Concert
Shostakovich and Bartok
Bar-to-Bar Piano Quintet
Neptune Courtyard, The Palace, Valletta

Despite this concert being in the open, the air was pretty hot and oppressive, but the consolation was a beautiful performance by some of the best musicians we have. The string players are seasoned performers and all are members of the Malta Philharmonic Orchestra.

Two of them, Italo-Albanian violinist Klara Nazaj and Hungarian cellist Akos Kertesz, have been among us for a number of years and are well entrenched in the local music scene. Violinist Marcelline Agius, leader of the MPO, and viola player Nadia Debono, its principal viola, are two formidable local performers and in this particular formation this quartet teams up with pianist Joanne Camilleri, founder of the Bar-to-Bar Piano Quintet and one of the leading pianists of her generation.

The programme featured two very different piano quintets by two great composers, starting with the Shostakovich in G minor, Op. 57 (1940). The performers were very mindful of the contrasting natures of the various movements, like the rather grand projection of the opening prelude and its sort of corollary, the fugue that is the second movement. It was evident too that piano and strings were able to make the best of the multi-faceted textural aspects both individually as well as combined as a quartet within the quintet and then also with the piano.
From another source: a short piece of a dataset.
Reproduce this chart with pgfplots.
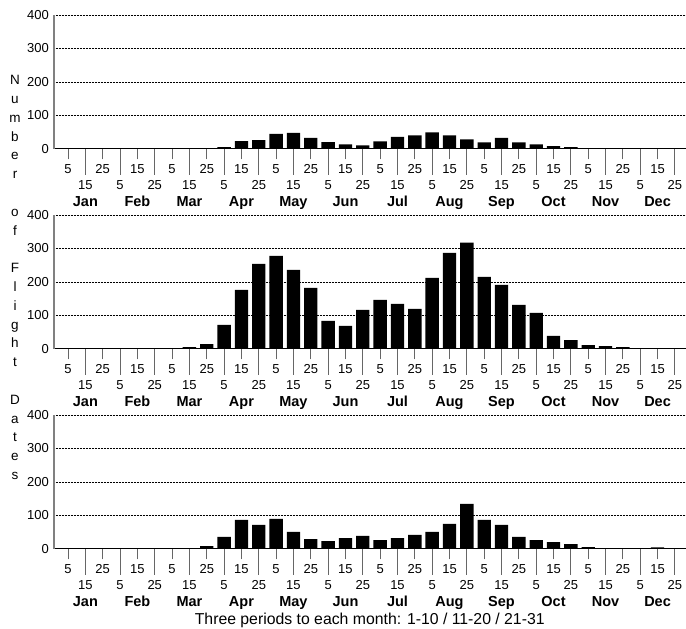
\documentclass[border=0pt]{standalone}
\usepackage{fontspec}
\setmainfont{Liberation Sans}
\usepackage{pgfplots}
\pgfplotsset{compat=1.18}

\pgfplotsset{panel/.style={
  scale only axis, width=632pt, height=133.7pt, anchor=south west,
  xmin=-0.81, xmax=35.64, ymin=0, ymax=400,
  ytick={0,100,200,300,400},
  axis x line*=bottom, axis y line*=left,
  x axis line style={black, line width=0.8pt},
  y axis line style={gray, line width=1.3pt},
  ymajorgrids,
  grid style={black, line width=0.5pt, dash pattern=on 0.5pt off 1pt},
  ytick style={draw=none},
  tick align=outside,
  major tick length=10.7pt,
  xtick={0,2,...,34},
  xticklabels={5,25,15,5,25,15,5,25,15,5,25,15,5,25,15,5,25,15},
  extra x ticks={1,3,...,35},
  extra x tick labels={15,5,25,15,5,25,15,5,25,15,5,25,15,5,25,15,5,25},
  extra x tick style={major tick length=26.3pt, tick style={gray!80!black, line width=0.9pt}},
  xtick style={gray!80!black, line width=0.9pt},
  xticklabel style={font=\fontsize{13}{15}\selectfont, anchor=center, inner sep=0pt, yshift=-9.9pt},
  yticklabel style={font=\fontsize{13}{15}\selectfont, anchor=east, inner sep=0pt, xshift=5.7pt},
  /pgf/number format/assume math mode=true,
  ybar, bar width=0.77,
  clip=false,
}}
\tikzset{mlab/.style={font=\fontsize{14.5}{16}\selectfont\bfseries, anchor=base, inner sep=0pt, yshift=-57.8pt}}
\newcommand\monthlabels{%
  \node[mlab] at (axis cs:1,0) {Jan};
  \node[mlab] at (axis cs:4,0) {Feb};
  \node[mlab] at (axis cs:7,0) {Mar};
  \node[mlab] at (axis cs:10,0) {Apr};
  \node[mlab] at (axis cs:13,0) {May};
  \node[mlab] at (axis cs:16,0) {Jun};
  \node[mlab] at (axis cs:19,0) {Jul};
  \node[mlab] at (axis cs:22,0) {Aug};
  \node[mlab] at (axis cs:25,0) {Sep};
  \node[mlab] at (axis cs:28,0) {Oct};
  \node[mlab] at (axis cs:31,0) {Nov};
  \node[mlab] at (axis cs:34,0) {Dec};
}

\begin{document}
\begin{tikzpicture}
\path[use as bounding box] (0pt,0pt) rectangle (686pt,629pt);

% Panel 1
\begin{axis}[panel, at={(54pt,480.3pt)}]
\addplot[fill=black, draw=none] coordinates {
 (9,5) (10,23) (11,26) (12,44) (13,47) (14,32) (15,20) (16,13) (17,10)
 (18,22) (19,35) (20,40) (21,49) (22,40) (23,28) (24,19) (25,32) (26,19)
 (27,13) (28,8) (29,5)};
\monthlabels
\end{axis}

% Panel 2
\begin{axis}[panel, at={(54pt,280.3pt)}]
\addplot[fill=black, draw=none] coordinates {
 (7,5) (8,14) (9,71) (10,176) (11,254) (12,278) (13,236) (14,182) (15,83)
 (16,68) (17,116) (18,146) (19,134) (20,119) (21,212) (22,287) (23,317)
 (24,215) (25,191) (26,131) (27,107) (28,38) (29,26) (30,11) (31,8) (32,5)};
\monthlabels
\end{axis}

% Panel 3
\begin{axis}[panel, at={(54pt,80.3pt)}]
\addplot[fill=black, draw=none] coordinates {
 (8,8) (9,35) (10,86) (11,71) (12,89) (13,50) (14,29) (15,23) (16,32)
 (17,38) (18,26) (19,32) (20,41) (21,50) (22,74) (23,134) (24,86) (25,71)
 (26,35) (27,26) (28,20) (29,14) (30,5) (34,4)};
\monthlabels
\node[font=\fontsize{15.8}{17}\selectfont, anchor=base, inner sep=0pt] at (axis cs:17.4,0) [yshift=-76pt] {Three periods to each month: 1-10 / 11-20 / 21-31};
\end{axis}

% vertical label
\node[font=\fontsize{13.5}{18.8}\selectfont, align=center, anchor=center, inner sep=0pt]
 at (15pt,351.5pt) {N\\u\\m\\b\\e\\r\\~\\o\\f\\~\\F\\l\\i\\g\\h\\t\\~\\D\\a\\t\\e\\s};
\end{tikzpicture}
\end{document}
Perhaps it was in the rollicking scherzo that the music was best projected, perforce contrasting with the previous, more staid, movements. Unusually for a piano quintet, Shostakovich allows the piano very little prominence except in the scherzo. The contrasts with the scherzo’s surrounding movements continued in the rather reflective intermezzo. The finely-balanced way the music was performed continued when the cloud was lifted and the work went on to a bright finale, with just a brief throwback to the previous mood before its definite conclusion.

While somehow most of Shostakovich’s music is always pretty recognisable, those familiar with the bulk of Bartok but not so with his early Piano Quintet (1903-4) find it hard to associate it with him. It is also probable that together with the Shostakovich this was the first performance by a local ensemble.

Bartok’s only piano quintet was pretty successful. The writing for the instruments is indeed richer and therefore the music stood out more, as if there were a sudden change in the acoustics which inevitably were sometimes affected by noise extraneous to the venue. In this work one liked listening to the warmth emanating from the music as it harkened back to the Romantic influences to which the young Bartok had been exposed. Still, his voice was already making itself felt.

Both the vivace and the immediately-following scherzo were performed with great verve and balance. More romantic touches marked the very-warmly-felt adagio, and there was great fun in the concluding poco a poco più vivace which in real fact kept building up the tension and receding only to start all over again, tantalisingly offering a climax but attacking the sense yet again until the final and exciting conclusion.